O trono de Santo António

Na minha adolescência, antes de vir viver para Lisboa, ouvia falar das festas populares e a descrição encantava-me. Parecia-me muito divertido que bandos de jovens percorressem os bairros antigos, vestidos de cores garridas e se divertissem nos arraiais.

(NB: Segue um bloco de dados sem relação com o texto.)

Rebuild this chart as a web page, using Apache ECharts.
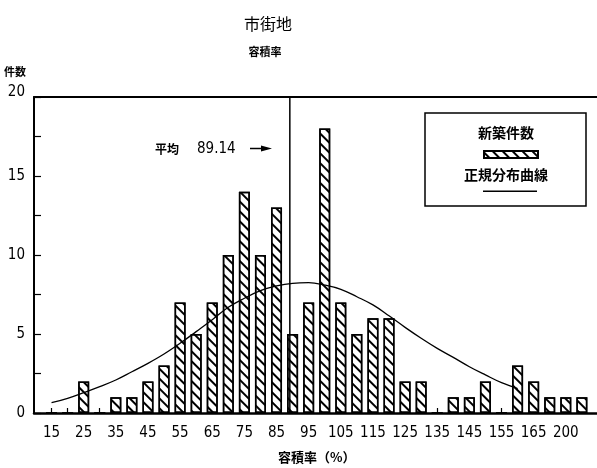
<!DOCTYPE html>
<html>
<head>
<meta charset="utf-8">
<title>市街地 容積率</title>
<script src="https://cdn.jsdelivr.net/npm/echarts@6/dist/echarts.min.js"></script>
<style>
  html, body { margin: 0; padding: 0; background: #fff; }
  #chart { width: 597px; height: 468px; }
</style>
</head>
<body>
<div id="chart"></div>
<script>
// 容積率の階級（%）
const categories = ['15', '20', '25', '30', '35', '40', '45', '50', '55', '60', '65', '70',
  '75', '80', '85', '90', '95', '100', '105', '110', '115', '120', '125', '130', '135',
  '140', '145', '150', '155', '160', '165', '170', '200', '205']
// 新築件数
const counts = [0, 0, 2, 0, 1, 1, 2, 3, 7, 5, 7, 10, 14, 10, 13, 5, 7, 18, 7, 5, 6, 6,
  2, 2, 0, 1, 1, 2, 0, 3, 2, 1, 1, 1]
// 正規分布曲線
const curveValues = [0.65, 0.93, 1.29, 1.67, 2.09, 2.61, 3.14, 3.73, 4.41, 5.15, 5.9,
  6.69, 7.26, 7.74, 8.04, 8.21, 8.25, 8.1, 7.83, 7.36, 6.84, 6.15, 5.42, 4.73, 4.09,
  3.52, 2.93, 2.41, 1.92, 1.55, null, null, null, null]
const meanValue = 89.14
const yMax = 20

const narrow = "'Liberation Sans Narrow', 'DejaVu Sans Condensed', sans-serif"
const jp = "'Noto Sans CJK JP', sans-serif"

// 斜線ハッチング（右下がり）
const hatch = {
  symbol: 'rect',
  symbolSize: 1,
  color: '#000',
  dashArrayX: [1, 0],
  dashArrayY: [1.4, 4.4],
  rotation: Math.PI / 4
}

const chart = echarts.init(document.getElementById('chart'))

const option = {
  backgroundColor: '#fff',
  animation: false,
  title: [
    {
      text: '市街地',
      left: 263, top: 11,
      textAlign: 'center',
      textStyle: { fontFamily: jp, fontSize: 16, fontWeight: 'normal', color: '#000' }
    },
    {
      text: '容積率',
      left: 260, top: 41,
      textAlign: 'center',
      textStyle: { fontFamily: jp, fontSize: 11, fontWeight: 'bold', color: '#000' }
    }
  ],
  legend: [
    {
      data: ['新築件数'],
      left: 478, top: 145,
      itemWidth: 54, itemHeight: 7,
      icon: 'rect',
      formatter: () => '',
      textStyle: { fontSize: 7, lineHeight: 7 },
      selectedMode: false
    },
    {
      data: ['正規分布曲線'],
      left: 478, top: 185.5,
      itemWidth: 54, itemHeight: 1.5,
      icon: 'rect',
      itemStyle: { color: '#000', borderWidth: 0 },
      formatter: () => '',
      textStyle: { fontSize: 7, lineHeight: 7 },
      selectedMode: false
    }
  ],
  grid: [
    // 枠と目盛り
    { left: 34, right: 0, top: 97, height: 316, outerBoundsMode: 'none' },
    // 棒グラフ
    { left: 43.5, width: 546.4, top: 97, height: 316, outerBoundsMode: 'none' }
  ],
  xAxis: [
    {
      type: 'value', gridIndex: 0, min: 9.55, max: 184.7,
      axisLine: { show: true, lineStyle: { color: '#000', width: 2.5 } },
      axisTick: { show: false }, axisLabel: { show: false }, splitLine: { show: false }
    },
    {
      type: 'value', gridIndex: 0, position: 'top', min: 0, max: 1,
      axisLine: { show: true, lineStyle: { color: '#000', width: 2 } },
      axisTick: { show: false }, axisLabel: { show: false }, splitLine: { show: false }
    },
    {
      type: 'category', gridIndex: 1, data: categories,
      axisLine: { show: false },
      axisTick: { show: true, inside: true, length: 5, alignWithLabel: true, interval: 0,
        lineStyle: { color: '#000', width: 1.2 } },
      axisLabel: { interval: 1, margin: 13, color: '#000', fontFamily: narrow, fontSize: 15 },
      name: '容積率（%）',
      nameLocation: 'middle',
      nameGap: 38,
      nameTextStyle: { fontFamily: jp, fontSize: 13, fontWeight: 'bold', color: '#000' }
    }
  ],
  yAxis: [
    {
      type: 'value', gridIndex: 0, min: 0, max: yMax, interval: 5,
      name: '件数',
      nameGap: 20,
      nameTextStyle: { fontFamily: jp, fontSize: 11, fontWeight: 'bold', color: '#000',
        align: 'right', padding: [0, 8, 0, 0] },
      axisLine: { show: true, lineStyle: { color: '#000', width: 2 } },
      axisTick: { show: true, inside: true, length: 7, lineStyle: { color: '#000', width: 1.2 } },
      minorTick: { show: true, splitNumber: 2, length: 7, lineStyle: { color: '#000', width: 1.2 } },
      axisLabel: {
        margin: 9, color: '#000', fontFamily: narrow, fontSize: 15,
        formatter: v => (v === yMax ? '{top|' + v + '}' : String(v)),
        rich: { top: { fontFamily: narrow, fontSize: 15, color: '#000', padding: [0, 0, 10, 0] } }
      },
      splitLine: { show: false }
    },
    {
      type: 'value', gridIndex: 1, min: 0, max: yMax,
      show: false
    }
  ],
  series: [
    {
      name: '新築件数',
      type: 'bar',
      xAxisIndex: 2, yAxisIndex: 1,
      data: counts,
      barWidth: 11,
      itemStyle: { color: '#fff', borderColor: '#000', borderWidth: 1.5, decal: hatch },
      z: 2
    },
    {
      name: '正規分布曲線',
      type: 'line',
      xAxisIndex: 2, yAxisIndex: 1,
      data: curveValues,
      smooth: 0.4,
      symbol: 'none',
      itemStyle: { color: '#000' },
      lineStyle: { color: '#000', width: 1.3 },
      z: 3
    },
    {
      name: '平均',
      type: 'line',
      xAxisIndex: 0, yAxisIndex: 0,
      data: [[meanValue, 0], [meanValue, yMax]],
      symbol: 'none',
      lineStyle: { color: '#000', width: 1.5 },
      z: 4
    }
  ],
  graphic: [
    {
      type: 'rect',
      shape: { x: 425, y: 113, width: 161, height: 93 },
      style: { fill: 'none', stroke: '#000', lineWidth: 1.5 }
    },
    {
      type: 'text', x: 506, y: 133,
      style: { text: '新築件数', fontFamily: jp, fontSize: 14, fontWeight: 'bold',
        fill: '#000', align: 'center', verticalAlign: 'middle' }
    },
    {
      type: 'text', x: 506, y: 175,
      style: { text: '正規分布曲線', fontFamily: jp, fontSize: 14, fontWeight: 'bold',
        fill: '#000', align: 'center', verticalAlign: 'middle' }
    },
    {
      type: 'text', x: 155, y: 149,
      style: {
        text: '{a|平均}{b|' + meanValue + '}',
        verticalAlign: 'middle',
        rich: {
          a: { fontFamily: jp, fontSize: 12, fontWeight: 'bold', fill: '#000' },
          b: { fontFamily: narrow, fontSize: 15, fill: '#000', padding: [0, 0, 0, 18] }
        }
      }
    },
    {
      type: 'line',
      shape: { x1: 250, y1: 148.5, x2: 263, y2: 148.5 },
      style: { stroke: '#000', lineWidth: 1.5 }
    },
    {
      type: 'polygon',
      shape: { points: [[261, 145.5], [272, 148.5], [261, 151.5]] },
      style: { fill: '#000' }
    }
  ]
}

chart.setOption(option)
</script>
</body>
</html>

No primeiro ano que cheguei a Lisboa lembro-me de ter posto pelas costas um xaile branco com flores e de ter ido com um grupo de amigos percorrer as ruas.
Havia música e esplanadas em todos os larguinhos de Alfama, onde as pessoas se sentavam em bancos de madeira, à volta de mesas, para comer sardinhas e saladas com pimentos assados nos fogareiros. Bebia-se sangria, mas não me lembro de grandes bebedeiras como se vêem hoje.
Nos anos seguintes as ruas ficaram cada vez mais cheias e os grupos acotovelavam-se, perdidos rua-abaixo rua-acima à procura de qualquer coisa que não acontecia.
Foi uma grande decepção para mim e desisti dos festejos dos santos populares.

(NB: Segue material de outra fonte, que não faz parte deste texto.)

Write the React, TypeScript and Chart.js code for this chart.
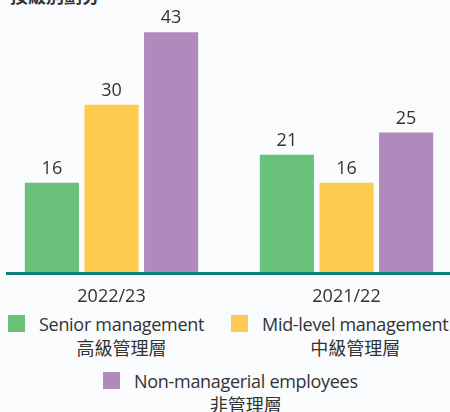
import React, { useEffect, useRef } from 'react';
import { Chart, registerables } from 'chart.js';

Chart.register(...registerables);

// ---- data ----
const categories = ['2022/23', '2021/22'];
const seriesNames = ['Senior management', 'Mid-level management', 'Non-managerial employees'];
const seriesNamesZh = ['高級管理層', '中級管理層', '非管理層'];
const seniorValues = [16, 21];
const midLevelValues = [30, 16];
const nonManagerialValues = [43, 25];
const titleText = '按級別劃分';

// ---- styles ----
const COLORS = ['#69c17a', '#fecb4f', '#b289bd'];
const TEXT = '#333333';
const AXIS = '#0a7f73';
const BG = '#f9fbfc';
const FONT = "'Open Sans', 'Noto Sans CJK TC', sans-serif";

const valueLabelPlugin = {
  id: 'valueLabels',
  afterDatasetsDraw(chart: any) {
    const ctx = chart.ctx;
    ctx.save();
    ctx.font = `18px ${FONT}`;
    ctx.fillStyle = TEXT;
    ctx.textAlign = 'center';
    ctx.textBaseline = 'alphabetic';
    chart.data.datasets.forEach((ds: any, i: number) => {
      const meta = chart.getDatasetMeta(i);
      meta.data.forEach((el: any, j: number) => {
        ctx.fillText(String(ds.data[j]), el.x, el.y - 9);
      });
    });
    ctx.restore();
  },
};

const axisLinePlugin = {
  id: 'axisLine',
  afterDatasetsDraw(chart: any) {
    const ctx = chart.ctx;
    const y = chart.scales.y.getPixelForValue(0);
    ctx.save();
    ctx.strokeStyle = AXIS;
    ctx.lineWidth = 3;
    ctx.beginPath();
    ctx.moveTo(chart.chartArea.left + 12, y + 1.5);
    ctx.lineTo(chart.width, y + 1.5);
    ctx.stroke();
    ctx.restore();
  },
};

const legendPlacement = [
  { left: 8, top: 312 },
  { left: 231, top: 312 },
  { left: 103, top: 369 },
];

export default function App() {
  const canvasRef = useRef<HTMLCanvasElement | null>(null);

  useEffect(() => {
    if (!canvasRef.current) return;
    const seriesValues = [seniorValues, midLevelValues, nonManagerialValues];
    const chart = new Chart(canvasRef.current, {
      type: 'bar',
      data: {
        labels: categories,
        datasets: seriesNames.map((name, i) => ({
          label: name,
          data: seriesValues[i],
          backgroundColor: COLORS[i],
          borderWidth: 0,
          barPercentage: 0.908,
          categoryPercentage: 0.761,
        })),
      },
      options: {
        responsive: false,
        animation: false,
        devicePixelRatio: 1,
        layout: { padding: { top: 21, left: 0, right: 0, bottom: 0 } },
        plugins: {
          legend: { display: false },
          tooltip: { enabled: false },
          title: { display: false },
        },
        scales: {
          x: {
            grid: { display: false, drawTicks: false },
            border: { display: false },
            ticks: {
              color: TEXT,
              font: { family: FONT, size: 18 },
              padding: 14,
            },
            afterFit: (scale: any) => {
              scale.height = 40;
            },
          },
          y: {
            display: false,
            min: 0,
            max: 45,
          },
        },
      },
      plugins: [valueLabelPlugin, axisLinePlugin],
    });
    return () => chart.destroy();
  }, []);

  return (
    <div
      style={{
        position: 'fixed',
        left: 0,
        top: 0,
        width: 450,
        height: 412,
        overflow: 'hidden',
        background: BG,
        fontFamily: FONT,
        color: TEXT,
      }}
    >
      <div
        style={{
          position: 'absolute',
          left: 10,
          top: -16,
          fontSize: 18,
          lineHeight: '24px',
          fontWeight: 'bold',
          whiteSpace: 'nowrap',
        }}
      >
        {titleText}
      </div>
      <canvas
        ref={canvasRef}
        width={470}
        height={312}
        style={{ position: 'absolute', left: -6, top: 0, width: 470, height: 312 }}
      />
      {seriesNames.map((name, i) => (
        <div
          key={name}
          style={{
            position: 'absolute',
            left: legendPlacement[i].left,
            top: legendPlacement[i].top,
            display: 'flex',
            alignItems: 'flex-start',
            whiteSpace: 'nowrap',
          }}
        >
          <div
            style={{
              width: 17,
              height: 17,
              marginTop: 3,
              marginRight: 14,
              background: COLORS[i],
              flex: 'none',
            }}
          />
          <div style={{ fontSize: 18, lineHeight: '24px', textAlign: 'center' }}>
            <div style={{ letterSpacing: '-0.3px' }}>{name}</div>
            <div>{seriesNamesZh[i]}</div>
          </div>
        </div>
      ))}
    </div>
  );
}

Mas a ideia do trono de Santo António, que me lembro de ver nalguns bairros ficou-me na memória. Antigamente os miúdos pediam “cinco-réisinhos” que depois passou a “um tostãozinho para o Santo António”. No filme Pátio das Cantigas, de 1942, ficou imortalizada esta tradição.
Com tronos mais ou menos elaborados, alguns apenas feitos com caixas de sapatos em cartão, os miúdos pediam dinheiro. Com o passar do tempo e o sentido prático que caracteriza esta sociedade, desde há algum tempo já surgem crianças a pedir o “tostãozinho”, sem sequer saberem que existem tronos.
Desde há vários anos que tinha vontade de fazer um trono de Santo António.
O Santo António já eu tinha, mas faltava-me o escadório que cheguei a encomendar a um marceneiro, para depois o pintar. Nunca foi feito.
O ano passado comprei uma presépio de Estremoz antigo . Este ano o escadório em barro serviu-me de base para o pequeno altar.

Ficou um misto de trono, nome porque é conhecido o altar em Lisboa e de cascata, designação pela qual o mesmo é designado no Porto, destinando-se aqui ao S. João.

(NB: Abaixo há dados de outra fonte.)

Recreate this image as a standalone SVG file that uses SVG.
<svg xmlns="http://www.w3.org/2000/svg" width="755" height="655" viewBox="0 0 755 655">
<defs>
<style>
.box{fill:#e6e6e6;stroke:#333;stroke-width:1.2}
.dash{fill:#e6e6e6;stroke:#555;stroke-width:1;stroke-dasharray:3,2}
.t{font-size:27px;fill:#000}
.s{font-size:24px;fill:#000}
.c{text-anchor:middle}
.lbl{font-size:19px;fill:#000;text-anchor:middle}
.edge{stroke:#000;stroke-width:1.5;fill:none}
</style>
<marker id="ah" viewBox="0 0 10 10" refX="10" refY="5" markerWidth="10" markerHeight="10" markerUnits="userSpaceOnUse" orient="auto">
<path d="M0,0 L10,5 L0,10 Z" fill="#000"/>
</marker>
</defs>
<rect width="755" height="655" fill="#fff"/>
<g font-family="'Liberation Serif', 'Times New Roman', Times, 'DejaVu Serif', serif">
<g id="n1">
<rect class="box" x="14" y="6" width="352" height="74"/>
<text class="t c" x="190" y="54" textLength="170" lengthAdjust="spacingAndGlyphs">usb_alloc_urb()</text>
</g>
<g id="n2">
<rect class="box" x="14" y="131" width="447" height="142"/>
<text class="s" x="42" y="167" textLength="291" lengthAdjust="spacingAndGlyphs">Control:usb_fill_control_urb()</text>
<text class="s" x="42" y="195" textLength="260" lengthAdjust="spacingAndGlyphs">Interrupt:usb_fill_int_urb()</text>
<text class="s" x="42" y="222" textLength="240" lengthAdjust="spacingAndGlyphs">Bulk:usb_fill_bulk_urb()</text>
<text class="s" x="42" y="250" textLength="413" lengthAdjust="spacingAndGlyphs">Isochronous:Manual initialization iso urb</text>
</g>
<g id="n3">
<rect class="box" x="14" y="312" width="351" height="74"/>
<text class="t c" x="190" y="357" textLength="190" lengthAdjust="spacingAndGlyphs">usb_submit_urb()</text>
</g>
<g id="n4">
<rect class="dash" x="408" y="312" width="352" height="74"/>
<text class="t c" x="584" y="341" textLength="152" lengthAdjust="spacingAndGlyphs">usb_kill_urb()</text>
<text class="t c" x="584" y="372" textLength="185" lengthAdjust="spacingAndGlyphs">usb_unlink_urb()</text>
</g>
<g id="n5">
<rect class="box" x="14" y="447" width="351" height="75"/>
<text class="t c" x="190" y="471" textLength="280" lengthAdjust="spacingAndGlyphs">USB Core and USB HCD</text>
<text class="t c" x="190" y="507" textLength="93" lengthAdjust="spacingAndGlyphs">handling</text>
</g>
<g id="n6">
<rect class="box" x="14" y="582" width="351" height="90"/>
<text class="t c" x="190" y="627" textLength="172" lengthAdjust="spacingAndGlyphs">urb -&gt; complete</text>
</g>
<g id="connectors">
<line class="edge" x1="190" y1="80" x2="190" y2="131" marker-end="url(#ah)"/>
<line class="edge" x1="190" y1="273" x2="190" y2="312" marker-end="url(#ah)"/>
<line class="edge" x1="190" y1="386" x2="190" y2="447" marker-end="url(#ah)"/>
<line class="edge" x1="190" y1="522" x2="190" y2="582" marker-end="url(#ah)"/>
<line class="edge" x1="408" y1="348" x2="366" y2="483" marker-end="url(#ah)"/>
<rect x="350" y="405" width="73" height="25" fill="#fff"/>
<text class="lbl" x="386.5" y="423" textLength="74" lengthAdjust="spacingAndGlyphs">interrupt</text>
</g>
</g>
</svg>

Segundo Helder Pacheco (1) as cascatas do Porto, que surgiram no século XIX, sendo portanto mais recentes que o trono de Santo António, derivam dos presépios. Nelas a sagrada família e os reis magos desapareciam, ficando as restantes figuras e incluía-se o S. João.

A minha adaptação com escadório e a figura central do santo popular de Lisboa ficou muito satisfatória.
Faltam-me as velas nos candelabros e os pequenos vasos de manjerico que ainda não comprei.

Como vou estar ausente deixo-lhes já o meu Santo António, com votos de felizes Santos Populares.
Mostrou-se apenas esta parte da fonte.